Fresh from securing the official Democratic nomination overnight, Harris can now take full control of her party at the national convention in Chicago in two weeks.
For Harris, it has been a remarkable journey, joining the race just last month after President Joe Biden stepped aside, citing growing concerns about his mental fitness and capability for a second term at 81 years old.
In a campaign barely two weeks old, the 59-year-old former prosecutor has shattered fundraising records, attracted large crowds, and dominated social media, reversing Trump's growing lead over Biden in the polls.
In the latest presidential poll released Monday by the University of Massachusetts Amherst, Harris led Trump nationally by three points — 46% to 43% — compared to Trump's four-point lead over Biden in January.
The first major test
In the states that decide the Electoral College contest in U.S. elections, Harris is neck-and-neck with Trump, who stunned the world with his 2016 presidential win but lost to Biden in 2020.

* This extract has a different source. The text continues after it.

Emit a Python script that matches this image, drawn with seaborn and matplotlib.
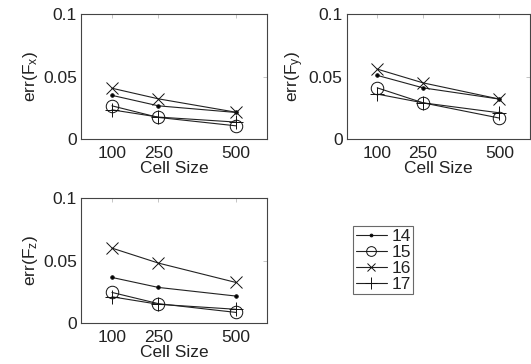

Selecting a vice-presidential running mate was Harris's first major test in her bid to become the country's chief executive.
"This tells you about her thought process," polling expert Amy Walter of the Cook Political Report newsletter told CBS News.
Now, Harris and Walz will face their first test on the ground as they embark on a nationwide swing this week, from Philadelphia to Wisconsin, Michigan, Arizona, and Nevada. Tropical Storm Debbie has forced the postponement of stops in another swing state, Georgia, and North Carolina, according to media reports.
Pennsylvania is part of the "blue wall" that took Biden to the White House in 2020, along with Michigan and Wisconsin. This was a key reason many expected Harris to choose the state's governor, Josh Shapiro.
Other names on the vice-presidential shortlist included former astronaut and current Arizona Senator Mark Kelly and Kentucky Governor Andy Beshear.
Trump, politically buoyed after surviving an assassination attempt at a rally last month, has been using the Republican convention to highlight his strength against the physically frail Biden.
But with Biden's dramatic exit and Harris's rapid rise, he is scrambling to regroup.
At a rally in Georgia last week, Trump called Harris a "Marxist" and a "radical left-wing lunatic," claiming she would cause an "economic crash."
Three days earlier, he shocked many when he told an audience of Black journalists that Harris had "turned Black" for political convenience.
While Biden often attacked Trump as a threat to democracy, given his unprecedented refusal to accept his 2020 loss, Harris's team has adhered to a sharper, more memorable line, branding Trump and his vice-presidential pick J.D. Vance as "weird."
On Saturday, the Harris campaign said Trump was "afraid" to debate her after he turned down a scheduled TV debate on ABC while expressing readiness to debate her on Fox News, a network that has supported him for years.